***** Excerpted data *****

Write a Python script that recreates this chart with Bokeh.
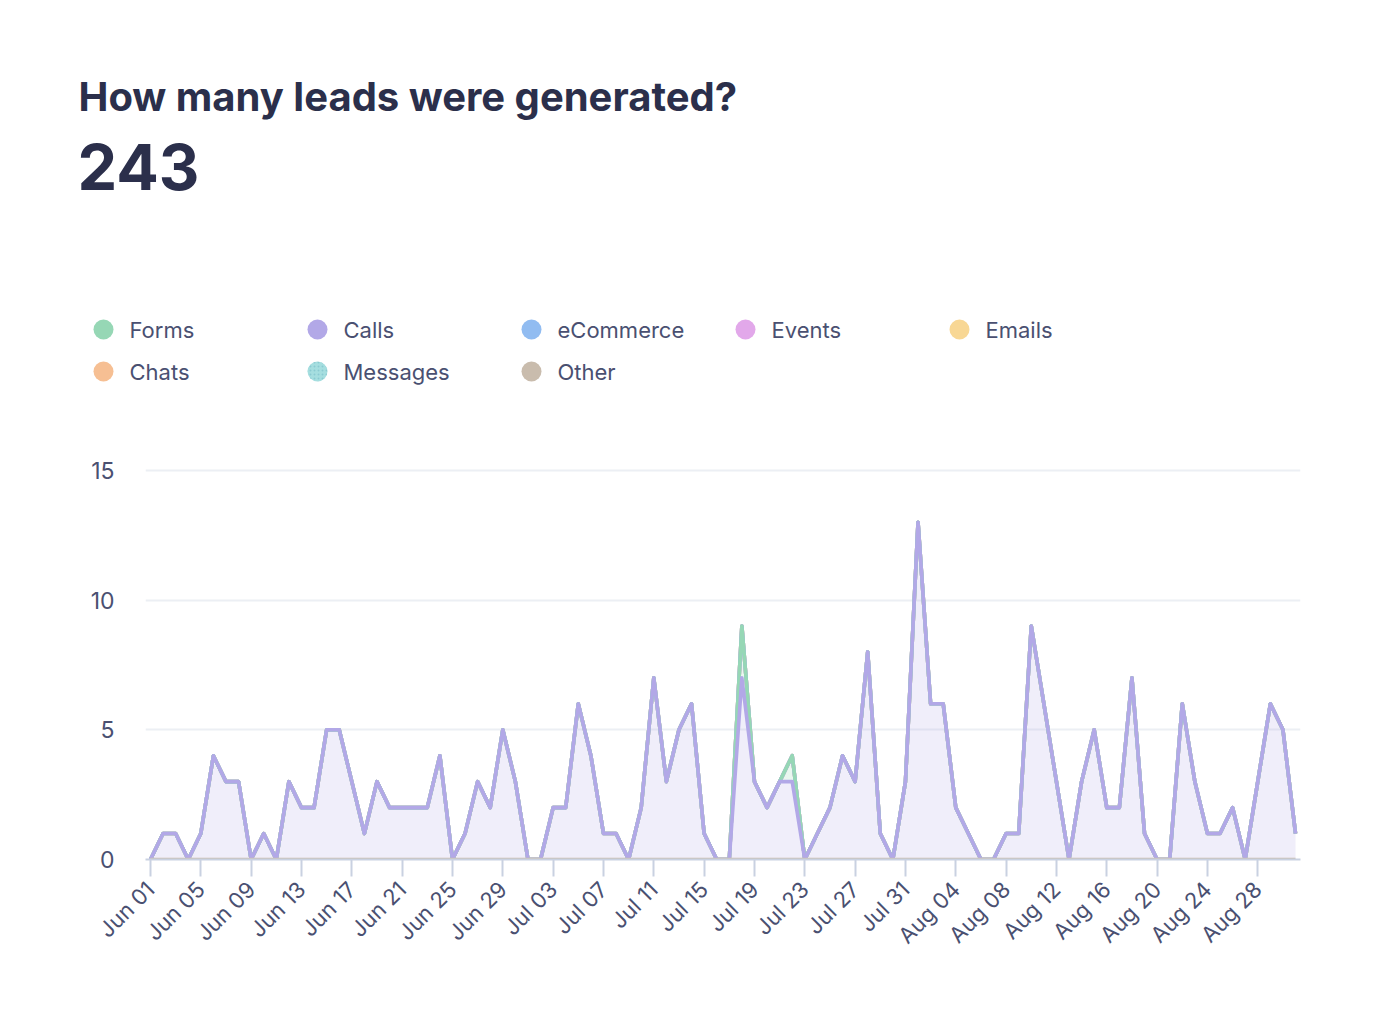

*****
***** Excerpted data *****

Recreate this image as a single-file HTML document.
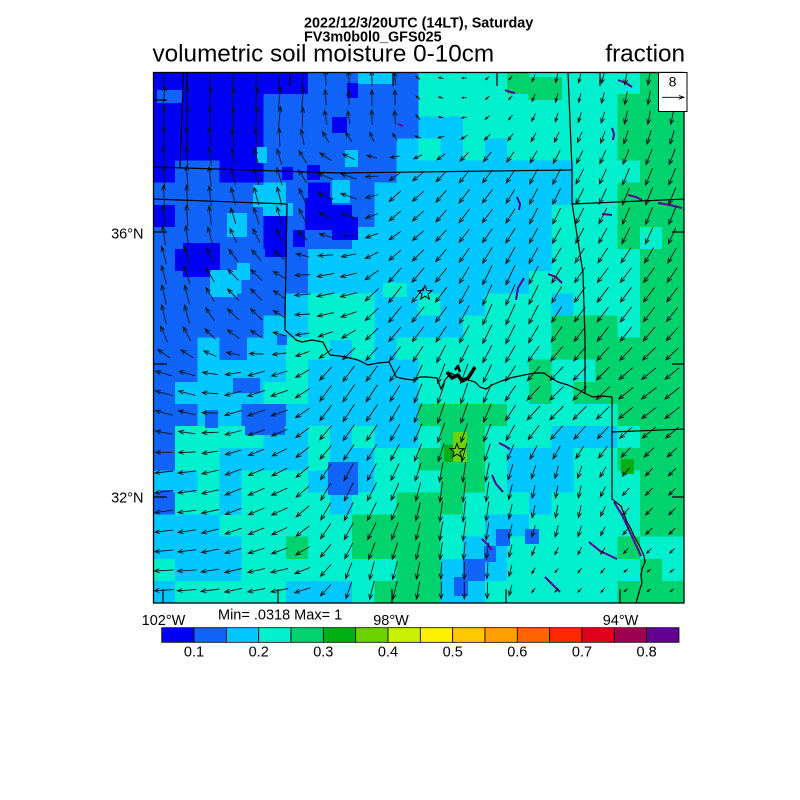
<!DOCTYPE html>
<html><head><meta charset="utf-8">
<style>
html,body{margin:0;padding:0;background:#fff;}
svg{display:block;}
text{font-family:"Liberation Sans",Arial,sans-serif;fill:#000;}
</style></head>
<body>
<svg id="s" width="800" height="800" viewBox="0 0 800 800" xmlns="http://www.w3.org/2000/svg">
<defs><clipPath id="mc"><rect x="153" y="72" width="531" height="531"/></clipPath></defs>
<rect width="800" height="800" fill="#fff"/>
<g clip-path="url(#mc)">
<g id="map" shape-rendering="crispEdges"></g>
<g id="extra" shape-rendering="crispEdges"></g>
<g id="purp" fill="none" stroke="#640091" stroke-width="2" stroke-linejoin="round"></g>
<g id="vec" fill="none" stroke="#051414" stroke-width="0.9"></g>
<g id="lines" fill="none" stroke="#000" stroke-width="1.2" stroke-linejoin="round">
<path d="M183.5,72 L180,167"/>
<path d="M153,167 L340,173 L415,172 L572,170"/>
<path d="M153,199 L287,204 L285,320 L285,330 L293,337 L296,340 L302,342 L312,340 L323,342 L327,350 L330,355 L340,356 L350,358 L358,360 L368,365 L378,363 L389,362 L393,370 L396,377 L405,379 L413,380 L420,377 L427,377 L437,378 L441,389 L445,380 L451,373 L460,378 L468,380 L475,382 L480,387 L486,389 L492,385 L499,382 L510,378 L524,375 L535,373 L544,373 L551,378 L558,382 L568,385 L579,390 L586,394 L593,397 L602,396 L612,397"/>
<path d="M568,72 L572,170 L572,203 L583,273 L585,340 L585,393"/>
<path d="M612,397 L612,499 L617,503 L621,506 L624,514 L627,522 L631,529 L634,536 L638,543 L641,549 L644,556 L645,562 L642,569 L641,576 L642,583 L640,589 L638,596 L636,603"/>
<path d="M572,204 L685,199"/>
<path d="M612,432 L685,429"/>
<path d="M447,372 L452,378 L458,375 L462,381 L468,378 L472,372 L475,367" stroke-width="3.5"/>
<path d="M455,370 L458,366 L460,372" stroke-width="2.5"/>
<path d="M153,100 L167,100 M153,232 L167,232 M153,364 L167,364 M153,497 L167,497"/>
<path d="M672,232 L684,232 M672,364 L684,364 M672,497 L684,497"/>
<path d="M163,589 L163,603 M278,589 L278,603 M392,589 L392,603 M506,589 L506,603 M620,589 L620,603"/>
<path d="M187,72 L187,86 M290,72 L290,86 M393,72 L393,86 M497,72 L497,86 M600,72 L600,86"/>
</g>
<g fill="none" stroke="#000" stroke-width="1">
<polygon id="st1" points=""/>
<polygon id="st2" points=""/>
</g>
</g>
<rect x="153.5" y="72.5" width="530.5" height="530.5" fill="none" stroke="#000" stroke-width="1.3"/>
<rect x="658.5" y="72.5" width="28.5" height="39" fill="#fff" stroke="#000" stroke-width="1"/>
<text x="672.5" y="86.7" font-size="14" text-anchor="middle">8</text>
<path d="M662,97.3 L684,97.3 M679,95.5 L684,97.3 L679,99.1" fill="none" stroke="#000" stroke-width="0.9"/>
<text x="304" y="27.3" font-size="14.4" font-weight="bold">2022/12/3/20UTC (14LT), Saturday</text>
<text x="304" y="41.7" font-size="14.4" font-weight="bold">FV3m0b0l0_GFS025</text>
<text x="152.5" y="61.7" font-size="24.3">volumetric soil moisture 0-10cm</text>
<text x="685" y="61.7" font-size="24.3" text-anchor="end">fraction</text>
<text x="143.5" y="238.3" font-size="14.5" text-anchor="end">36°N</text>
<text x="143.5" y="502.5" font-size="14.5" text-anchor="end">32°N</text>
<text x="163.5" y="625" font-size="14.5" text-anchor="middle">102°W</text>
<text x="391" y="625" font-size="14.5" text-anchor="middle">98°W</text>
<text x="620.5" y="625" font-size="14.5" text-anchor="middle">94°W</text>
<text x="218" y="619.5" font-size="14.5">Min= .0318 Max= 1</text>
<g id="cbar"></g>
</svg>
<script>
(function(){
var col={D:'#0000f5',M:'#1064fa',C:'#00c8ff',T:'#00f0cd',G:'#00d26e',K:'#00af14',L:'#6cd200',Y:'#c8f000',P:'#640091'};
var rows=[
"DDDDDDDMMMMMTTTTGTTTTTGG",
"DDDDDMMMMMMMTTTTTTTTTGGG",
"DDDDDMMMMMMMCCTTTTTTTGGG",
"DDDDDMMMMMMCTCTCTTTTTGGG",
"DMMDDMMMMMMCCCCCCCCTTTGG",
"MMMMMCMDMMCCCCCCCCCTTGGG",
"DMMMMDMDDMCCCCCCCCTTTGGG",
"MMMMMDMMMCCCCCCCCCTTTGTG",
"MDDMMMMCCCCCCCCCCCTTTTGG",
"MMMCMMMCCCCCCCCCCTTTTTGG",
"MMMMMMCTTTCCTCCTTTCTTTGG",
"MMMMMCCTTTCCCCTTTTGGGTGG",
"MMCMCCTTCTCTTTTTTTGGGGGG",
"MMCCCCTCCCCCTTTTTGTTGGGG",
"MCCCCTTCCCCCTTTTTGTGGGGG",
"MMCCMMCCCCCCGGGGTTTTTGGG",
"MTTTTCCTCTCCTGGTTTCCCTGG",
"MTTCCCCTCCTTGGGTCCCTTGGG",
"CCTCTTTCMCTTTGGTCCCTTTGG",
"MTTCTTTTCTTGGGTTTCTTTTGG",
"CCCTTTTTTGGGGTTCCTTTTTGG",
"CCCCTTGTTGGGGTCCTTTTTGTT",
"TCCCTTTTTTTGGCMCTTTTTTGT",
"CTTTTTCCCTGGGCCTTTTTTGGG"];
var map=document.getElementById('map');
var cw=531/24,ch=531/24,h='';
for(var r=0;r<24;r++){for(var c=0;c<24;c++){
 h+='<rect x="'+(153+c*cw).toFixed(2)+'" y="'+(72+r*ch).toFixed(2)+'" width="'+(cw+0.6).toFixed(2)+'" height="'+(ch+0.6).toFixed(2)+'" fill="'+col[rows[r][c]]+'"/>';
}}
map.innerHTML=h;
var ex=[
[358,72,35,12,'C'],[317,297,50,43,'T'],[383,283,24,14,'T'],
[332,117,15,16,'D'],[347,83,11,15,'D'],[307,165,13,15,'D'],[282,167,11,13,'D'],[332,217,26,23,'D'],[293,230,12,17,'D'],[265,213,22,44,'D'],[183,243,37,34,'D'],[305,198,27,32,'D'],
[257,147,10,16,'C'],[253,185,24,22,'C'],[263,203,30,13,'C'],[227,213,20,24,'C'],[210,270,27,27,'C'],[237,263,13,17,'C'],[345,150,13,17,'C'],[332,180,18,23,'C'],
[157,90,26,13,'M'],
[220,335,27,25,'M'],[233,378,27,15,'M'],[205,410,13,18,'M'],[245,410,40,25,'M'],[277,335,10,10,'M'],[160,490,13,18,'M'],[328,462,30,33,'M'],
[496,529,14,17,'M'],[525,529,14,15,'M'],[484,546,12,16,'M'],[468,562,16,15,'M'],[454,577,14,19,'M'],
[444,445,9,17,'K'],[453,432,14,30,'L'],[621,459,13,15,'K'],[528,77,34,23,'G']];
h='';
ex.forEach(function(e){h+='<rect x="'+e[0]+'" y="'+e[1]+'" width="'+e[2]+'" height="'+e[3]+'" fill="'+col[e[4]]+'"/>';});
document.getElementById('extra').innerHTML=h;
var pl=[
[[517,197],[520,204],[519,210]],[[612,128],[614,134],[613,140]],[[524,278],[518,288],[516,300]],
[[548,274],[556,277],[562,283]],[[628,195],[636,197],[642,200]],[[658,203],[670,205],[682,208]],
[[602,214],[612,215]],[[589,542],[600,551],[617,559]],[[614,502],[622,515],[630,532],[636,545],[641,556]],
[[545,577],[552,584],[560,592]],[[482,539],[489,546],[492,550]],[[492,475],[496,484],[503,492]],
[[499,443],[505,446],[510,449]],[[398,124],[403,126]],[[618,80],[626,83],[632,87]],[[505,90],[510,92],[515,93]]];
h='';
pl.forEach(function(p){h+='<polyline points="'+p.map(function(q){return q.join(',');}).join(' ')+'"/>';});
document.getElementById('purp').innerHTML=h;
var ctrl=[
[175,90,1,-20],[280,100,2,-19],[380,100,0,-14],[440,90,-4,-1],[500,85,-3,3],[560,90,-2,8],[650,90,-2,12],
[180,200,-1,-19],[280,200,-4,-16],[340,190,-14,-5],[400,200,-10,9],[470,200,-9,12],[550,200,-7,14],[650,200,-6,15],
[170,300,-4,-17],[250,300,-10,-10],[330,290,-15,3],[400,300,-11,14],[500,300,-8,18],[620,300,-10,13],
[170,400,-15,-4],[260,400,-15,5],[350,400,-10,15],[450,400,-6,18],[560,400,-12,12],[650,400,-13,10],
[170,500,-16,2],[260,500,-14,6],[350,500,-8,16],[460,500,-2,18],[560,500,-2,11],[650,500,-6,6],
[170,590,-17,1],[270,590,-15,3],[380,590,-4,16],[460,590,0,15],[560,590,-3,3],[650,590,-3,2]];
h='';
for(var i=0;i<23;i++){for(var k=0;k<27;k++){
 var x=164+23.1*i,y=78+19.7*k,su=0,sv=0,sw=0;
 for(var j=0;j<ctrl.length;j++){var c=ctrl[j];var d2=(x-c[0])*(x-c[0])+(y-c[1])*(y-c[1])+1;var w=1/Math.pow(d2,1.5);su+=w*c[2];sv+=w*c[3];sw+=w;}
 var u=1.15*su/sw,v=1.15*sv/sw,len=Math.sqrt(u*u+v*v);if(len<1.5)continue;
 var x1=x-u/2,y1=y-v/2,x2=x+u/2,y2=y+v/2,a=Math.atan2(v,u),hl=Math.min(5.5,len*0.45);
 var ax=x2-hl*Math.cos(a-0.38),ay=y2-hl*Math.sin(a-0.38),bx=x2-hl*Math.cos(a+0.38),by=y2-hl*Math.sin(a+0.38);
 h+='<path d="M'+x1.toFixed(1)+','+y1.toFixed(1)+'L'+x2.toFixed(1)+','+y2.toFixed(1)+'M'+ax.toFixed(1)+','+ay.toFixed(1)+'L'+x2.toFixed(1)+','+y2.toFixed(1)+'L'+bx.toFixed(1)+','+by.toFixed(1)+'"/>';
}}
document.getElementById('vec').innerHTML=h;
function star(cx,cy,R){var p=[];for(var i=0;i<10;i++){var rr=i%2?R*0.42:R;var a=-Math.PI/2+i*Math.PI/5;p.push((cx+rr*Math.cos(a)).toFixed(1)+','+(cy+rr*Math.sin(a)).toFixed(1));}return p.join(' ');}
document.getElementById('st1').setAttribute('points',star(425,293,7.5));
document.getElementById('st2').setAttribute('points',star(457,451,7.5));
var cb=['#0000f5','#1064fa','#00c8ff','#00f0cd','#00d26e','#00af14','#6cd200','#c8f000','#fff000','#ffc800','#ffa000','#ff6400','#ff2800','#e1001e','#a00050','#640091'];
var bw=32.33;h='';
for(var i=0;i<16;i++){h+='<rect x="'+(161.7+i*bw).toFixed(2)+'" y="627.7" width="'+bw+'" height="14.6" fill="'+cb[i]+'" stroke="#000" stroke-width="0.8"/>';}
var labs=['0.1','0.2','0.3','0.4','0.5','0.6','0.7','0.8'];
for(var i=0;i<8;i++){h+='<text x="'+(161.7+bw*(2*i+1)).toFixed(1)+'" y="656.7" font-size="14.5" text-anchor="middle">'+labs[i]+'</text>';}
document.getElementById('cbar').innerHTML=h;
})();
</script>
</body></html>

*****

[Task description] From the material above, copy each line that includes the word "this".

[Correct result]
Write a Python script that recreates this chart with Bokeh.
Recreate this image as a single-file HTML document.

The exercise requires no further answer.